» **TO BE DONE**
Take the line containing "Output the Python", the line containing "upper_whisker = [0.130, 0.184, 0.152]", and all lines between them, and transcribe them exactly. Leave out pictures.

» **DATA**
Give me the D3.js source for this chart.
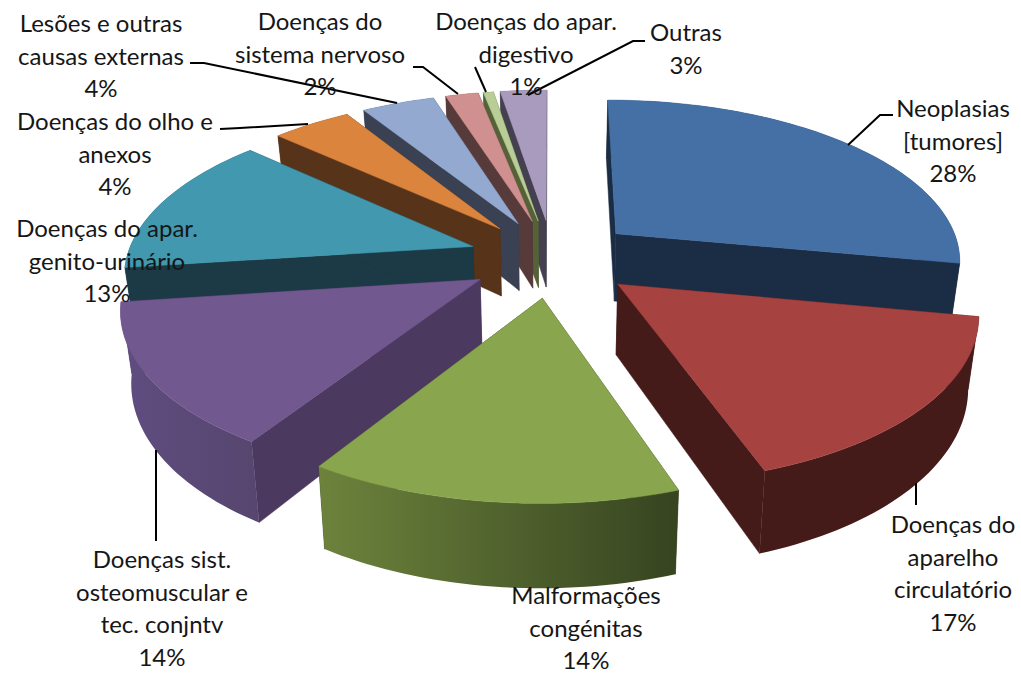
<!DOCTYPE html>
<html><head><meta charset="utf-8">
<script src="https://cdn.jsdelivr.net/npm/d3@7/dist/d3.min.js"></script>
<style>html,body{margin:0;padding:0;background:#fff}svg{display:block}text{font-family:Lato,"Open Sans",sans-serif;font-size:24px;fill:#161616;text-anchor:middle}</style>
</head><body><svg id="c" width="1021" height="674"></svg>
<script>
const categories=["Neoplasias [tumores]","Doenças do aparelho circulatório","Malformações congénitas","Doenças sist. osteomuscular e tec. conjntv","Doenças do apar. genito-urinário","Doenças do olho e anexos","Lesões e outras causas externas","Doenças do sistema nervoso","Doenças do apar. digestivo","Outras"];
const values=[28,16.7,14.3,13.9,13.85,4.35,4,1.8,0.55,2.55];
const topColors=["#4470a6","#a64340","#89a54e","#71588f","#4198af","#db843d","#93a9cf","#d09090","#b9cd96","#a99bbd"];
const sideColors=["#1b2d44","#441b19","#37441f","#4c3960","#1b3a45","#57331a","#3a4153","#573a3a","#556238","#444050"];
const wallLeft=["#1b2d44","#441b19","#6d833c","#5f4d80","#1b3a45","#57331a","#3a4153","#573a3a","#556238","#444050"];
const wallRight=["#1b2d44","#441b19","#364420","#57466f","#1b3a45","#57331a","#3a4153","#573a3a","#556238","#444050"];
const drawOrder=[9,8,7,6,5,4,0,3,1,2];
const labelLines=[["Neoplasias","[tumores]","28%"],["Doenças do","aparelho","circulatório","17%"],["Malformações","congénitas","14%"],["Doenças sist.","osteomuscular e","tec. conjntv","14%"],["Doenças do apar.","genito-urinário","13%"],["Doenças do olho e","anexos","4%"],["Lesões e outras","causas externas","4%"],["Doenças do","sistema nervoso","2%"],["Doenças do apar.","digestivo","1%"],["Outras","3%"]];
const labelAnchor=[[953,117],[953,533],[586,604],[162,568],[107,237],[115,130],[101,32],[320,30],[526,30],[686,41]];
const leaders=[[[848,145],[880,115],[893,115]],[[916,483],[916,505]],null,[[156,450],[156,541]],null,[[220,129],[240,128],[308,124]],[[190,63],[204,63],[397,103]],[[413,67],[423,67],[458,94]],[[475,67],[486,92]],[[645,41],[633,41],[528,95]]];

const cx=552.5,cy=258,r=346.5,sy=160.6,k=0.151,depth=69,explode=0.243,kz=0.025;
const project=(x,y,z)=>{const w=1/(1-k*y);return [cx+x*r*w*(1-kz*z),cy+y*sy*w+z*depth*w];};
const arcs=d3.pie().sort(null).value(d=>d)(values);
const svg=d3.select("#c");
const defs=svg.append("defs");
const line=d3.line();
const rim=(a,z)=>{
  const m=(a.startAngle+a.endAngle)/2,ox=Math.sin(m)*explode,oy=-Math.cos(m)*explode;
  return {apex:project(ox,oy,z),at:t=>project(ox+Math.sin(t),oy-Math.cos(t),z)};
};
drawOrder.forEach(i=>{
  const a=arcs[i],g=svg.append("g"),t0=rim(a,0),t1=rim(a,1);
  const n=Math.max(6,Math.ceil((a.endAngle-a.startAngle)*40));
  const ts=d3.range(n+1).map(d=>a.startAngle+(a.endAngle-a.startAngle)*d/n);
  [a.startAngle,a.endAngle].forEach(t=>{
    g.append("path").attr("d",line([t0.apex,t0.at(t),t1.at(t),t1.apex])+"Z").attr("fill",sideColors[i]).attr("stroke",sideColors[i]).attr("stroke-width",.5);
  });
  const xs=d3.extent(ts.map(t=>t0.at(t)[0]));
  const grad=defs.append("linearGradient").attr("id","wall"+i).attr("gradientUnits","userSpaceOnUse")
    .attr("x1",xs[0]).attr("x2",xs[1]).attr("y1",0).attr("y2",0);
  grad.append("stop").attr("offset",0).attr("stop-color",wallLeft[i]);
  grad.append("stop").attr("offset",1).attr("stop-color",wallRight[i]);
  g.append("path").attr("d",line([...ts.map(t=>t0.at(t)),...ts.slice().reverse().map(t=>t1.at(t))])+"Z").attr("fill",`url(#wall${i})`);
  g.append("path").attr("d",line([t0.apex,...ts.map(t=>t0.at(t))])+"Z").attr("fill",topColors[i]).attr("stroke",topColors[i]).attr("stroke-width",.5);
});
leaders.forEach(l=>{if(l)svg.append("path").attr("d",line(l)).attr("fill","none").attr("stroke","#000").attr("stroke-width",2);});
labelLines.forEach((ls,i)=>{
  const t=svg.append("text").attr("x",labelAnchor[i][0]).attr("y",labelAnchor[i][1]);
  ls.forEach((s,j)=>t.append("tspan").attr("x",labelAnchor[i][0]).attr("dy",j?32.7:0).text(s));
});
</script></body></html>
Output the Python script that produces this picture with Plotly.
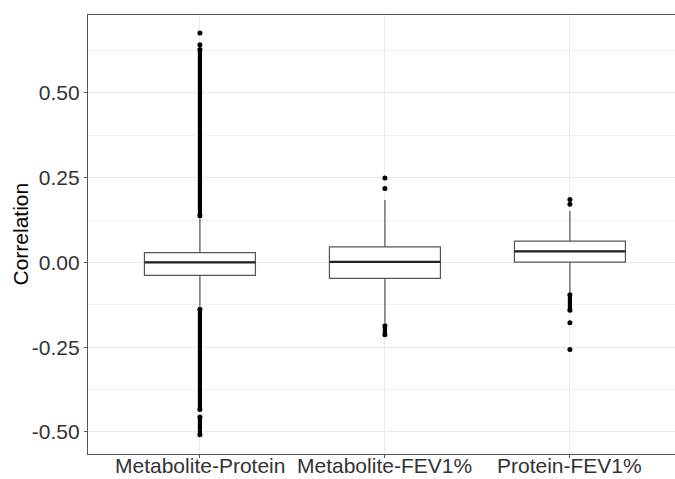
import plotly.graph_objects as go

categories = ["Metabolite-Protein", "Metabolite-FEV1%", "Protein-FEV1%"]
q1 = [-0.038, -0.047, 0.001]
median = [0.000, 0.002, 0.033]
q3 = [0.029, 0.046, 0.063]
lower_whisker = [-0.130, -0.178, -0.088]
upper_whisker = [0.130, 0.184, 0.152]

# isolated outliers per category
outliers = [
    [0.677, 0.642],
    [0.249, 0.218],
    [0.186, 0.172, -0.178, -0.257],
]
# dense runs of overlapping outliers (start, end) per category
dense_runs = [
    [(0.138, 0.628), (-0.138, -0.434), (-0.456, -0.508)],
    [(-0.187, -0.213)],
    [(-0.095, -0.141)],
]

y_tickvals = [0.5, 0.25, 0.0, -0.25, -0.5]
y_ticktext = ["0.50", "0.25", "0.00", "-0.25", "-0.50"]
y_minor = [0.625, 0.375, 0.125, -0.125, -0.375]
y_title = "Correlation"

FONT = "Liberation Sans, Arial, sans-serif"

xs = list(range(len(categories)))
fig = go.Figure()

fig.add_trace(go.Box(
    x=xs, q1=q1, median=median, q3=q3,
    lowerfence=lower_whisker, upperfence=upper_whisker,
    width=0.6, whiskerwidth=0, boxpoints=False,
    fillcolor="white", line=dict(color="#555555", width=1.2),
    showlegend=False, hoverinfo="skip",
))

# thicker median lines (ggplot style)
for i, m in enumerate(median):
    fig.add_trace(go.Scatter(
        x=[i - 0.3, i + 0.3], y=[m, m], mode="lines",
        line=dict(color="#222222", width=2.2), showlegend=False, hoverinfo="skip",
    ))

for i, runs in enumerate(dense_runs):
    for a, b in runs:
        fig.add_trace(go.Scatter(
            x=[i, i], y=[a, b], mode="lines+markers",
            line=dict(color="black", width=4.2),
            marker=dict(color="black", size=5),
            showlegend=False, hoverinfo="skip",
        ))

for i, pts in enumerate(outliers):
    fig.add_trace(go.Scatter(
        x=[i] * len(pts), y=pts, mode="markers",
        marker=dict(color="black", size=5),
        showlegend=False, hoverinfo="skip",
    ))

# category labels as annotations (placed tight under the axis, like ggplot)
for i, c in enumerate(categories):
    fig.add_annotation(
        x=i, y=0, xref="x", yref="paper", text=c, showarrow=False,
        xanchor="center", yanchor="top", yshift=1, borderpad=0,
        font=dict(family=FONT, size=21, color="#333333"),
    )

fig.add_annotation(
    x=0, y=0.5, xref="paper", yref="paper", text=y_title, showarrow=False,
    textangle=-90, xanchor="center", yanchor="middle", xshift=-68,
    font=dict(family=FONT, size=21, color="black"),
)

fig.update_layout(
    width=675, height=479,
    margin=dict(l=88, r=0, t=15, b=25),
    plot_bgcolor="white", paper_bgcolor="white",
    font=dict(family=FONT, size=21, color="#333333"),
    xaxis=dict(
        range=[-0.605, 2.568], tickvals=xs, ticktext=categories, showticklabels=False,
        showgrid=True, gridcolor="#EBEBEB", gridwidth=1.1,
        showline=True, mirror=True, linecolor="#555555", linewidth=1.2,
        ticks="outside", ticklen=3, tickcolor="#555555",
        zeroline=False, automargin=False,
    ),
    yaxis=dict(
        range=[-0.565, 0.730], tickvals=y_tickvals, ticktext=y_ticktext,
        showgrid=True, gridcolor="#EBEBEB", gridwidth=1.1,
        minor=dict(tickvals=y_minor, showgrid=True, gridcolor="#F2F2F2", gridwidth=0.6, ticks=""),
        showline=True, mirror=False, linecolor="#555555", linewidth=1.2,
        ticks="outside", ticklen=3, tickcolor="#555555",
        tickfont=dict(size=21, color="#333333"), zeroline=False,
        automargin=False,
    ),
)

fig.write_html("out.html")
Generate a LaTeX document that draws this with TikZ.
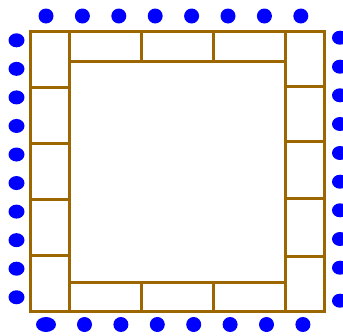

» **WORKED SOLUTION**
Output the Python script that produces this picture with Plotly.
import plotly.graph_objects as go

categories = ["Metabolite-Protein", "Metabolite-FEV1%", "Protein-FEV1%"]
q1 = [-0.038, -0.047, 0.001]
median = [0.000, 0.002, 0.033]
q3 = [0.029, 0.046, 0.063]
lower_whisker = [-0.130, -0.178, -0.088]
upper_whisker = [0.130, 0.184, 0.152]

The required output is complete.